I've been messing with this for a bit now and I have managed to crawl through the configuration given the documentation is rather non existent.

Right now the problem is that my ReplicaSet Secondaries cannot get a heartbeat to my Primary. I am able to ping all hosts from each other and I am able to connect to the shell from all hosts.

The ReplicaSet initiated and I was able to add the members, so I know they can all communicate.

Is there something I need to open up on the firewall to get the heartbeats through?

Roman Pokrovskij
  • 9,449
  • 21
  • 87
  • 142
A. Smith
  • 446
  • 7
  • 8
  • Can you open the shell from one host and connect the the server on another host? If no, you would need to allow access to port 27017 on the firewall. – kevinadi Jan 17 '19 at 00:31
  • 2
    Also, what made you determine that the secondaries cannot get a heartbeat to the primary? If you type `rs.status()` and it shows `PRIMARY` and `SECONDARY`, it means that the replica set is working and can communicate with each other. They won't be `SECONDARY` otherwise. – kevinadi Jan 17 '19 at 00:32
  • As I said in my post, I am able to connect to the secondary shells from the primary. I say secondary only hypothetically because they haven't actually initiated yet but they're not the primary. I know the secondaries are missing heartbeat because it tells me in the log.
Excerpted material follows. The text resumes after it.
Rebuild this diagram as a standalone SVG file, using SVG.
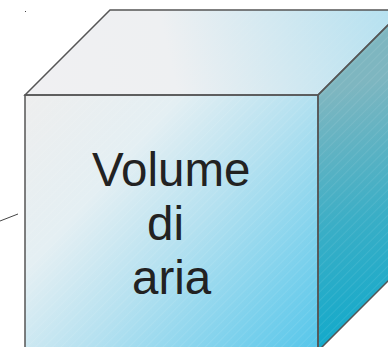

I know they're not initiated because when I look in rs.status() they're still in STARTUP (0). – A. Smith Jan 17 '19 at 14:02
  • I've narrowed it down to a Public Firewall issue. For some reason it is dropping the TCP request from the Secondary even though I have the Firewall rules in place to allow traffic on 27017. – A. Smith Jan 17 '19 at 17:42

1 Answers1

1

The problem was with the inbound Firewall Rule I created for traffic over 27017.

My inbound rule had a typo in the port number, preventing either secondary from contacting the primary.

The outbound rule was fine, which made it look like the ReplicaSet was working because they received information from the Primary.

This will create a problem if you're in this scenario and you shutdown the secondaries because the Primary will be aware that those went offline which will send your Primary into Secondary mode forever and will be unable to recover until you figure out the issue.

A. Smith
  • 446
  • 7
  • 8